TAMPA, Fla. (News Nation/WFLA) – Just who was the mystery teen who authorities say took over Twitter’s most VIP accounts, including big names like Joe Biden, Barack Obama and Bill Gates to name a few?
When his identity came out Friday, the shock set in all over Tampa Bay and beyond.
Federal and state officials say the man behind the hack was actually a teenager from Tampa, busted at his parents’ house.
Graham Ivan Clark was taken into custody in the pre-dawn hours Friday morning at his family’s home in Northdale.
Neighbors say it was “pitch black” outside when they saw patrol cars parked in front of the two-story home, lights flashing in the darkness. They wondered what was going on at the home. Why was law enforcement gathering in their quiet neighborhood? Perhaps a burglary, they thought, or even a domestic issue.

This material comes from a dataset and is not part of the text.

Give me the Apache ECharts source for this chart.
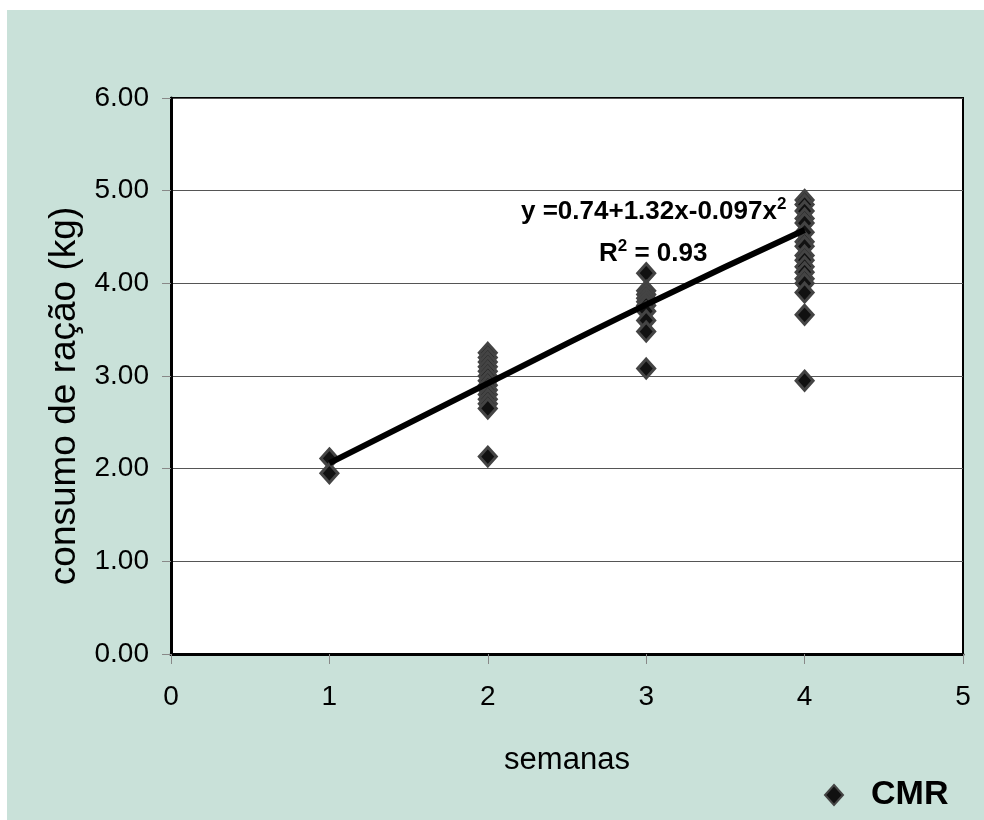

Never would they have guessed the deputies out front were there for a high-profile arrest and that the identity of the suspect would soon make headlines all over the world.
Turns out, the young man busted and booked Friday in the wee hours was the “mastermind” who recently hacked some of the most famous names on Twitter, according to the state attorney’s office.
He was the teen who lived just down the street, the high school student neighbors say drove too fast and played his music too loud. He was a kid.
The 17-year-old is a junior at Gaither High School, according to the school’s 2020 yearbook.
It’s been said you never really know your neighbors and what goes on behind closed doors. Those who live nearby told us, truer words have never been spoken. Case in point – the teen and his family.
So, when this family-oriented Northdale neighborhood learned the news that Graham Ivan Clark was arrested for the biggest hack Twitter has ever seen – they were stunned.
Deric Raymond was one of the neighbors who saw the early-morning arrest.
He lives just a few doors down, and early Friday morning, he walked outside.
“I wondered if someone was having a fight, maybe something domestic,” he told News Nation affiliate WFLA’s Melanie Michael. “I would not have guessed that. That was a total surprise when I learned that.”
Raymond said Clark goes to high school with his daughter.
“I think it’s incredible a 17-year-old could even pull off this type of crime. It reminded me of that movie ‘War Games’ with Matthew Broderick,” the dad remarked. “Aren’t 17-year-olds supposed to be out there being teenagers? Not sitting in a dark room, hacking accounts on Twitter.”
Investigators say the teen had everyone fooled.
No one ever expected the teen with the dark hair, often seen in his front yard with friends, would be the accused kingpin behind the keyboard.
The question everyone is asking – how did the hacker get into the accounts? How did a 17-year-old allegedly gain access to Twitter’s deepest data?
According to court documents, Clark conned a Twitter employee into thinking he was a coworker from the IT department, requesting the employee’s credentials.
According to arrest documents, the teen was hoping his ruse would provide the crucial data he needed to enter the company’s most protected portals.
It worked.
Authorities say the Twitter employee provided the credentials needed to tap into the mainframe, a place where the teen could pick and choose from the biggest names in the world from politicians to businessmen to musicians.
Documents show once the teen got in, he began tweeting from the accounts of everyone – from current presidential hopeful Joe Biden to Amazon CEO Jeff Bezos to rapper Kanye West.
It was there, detectives say, he did his dirty work. In the tweets sent out from various accounts, the users appeared to be begging for Bit-Coin. Clark netted more than $100,000, according to the state attorney.
However, his happiness after the hack was short-lived.
The multiple phony tweets from hacked accounts quickly got the attention of Twitter’s corporate team, as well as state and local investigators.
In the end, Clark was arrested on more than 30 felony counts.
He faced a judge Saturday morning and is being held on $750,000 bond. If convicted in this case, the teenager could be sentenced to more than 150 years in prison.
The teen’s sister, Yeva, spoke briefly on her brother’s behalf late Friday afternoon.
After returning from an errand, she told WFLA, “I love my brother, I don’t know anything about the situation. He’s going to be alright. That’s it.”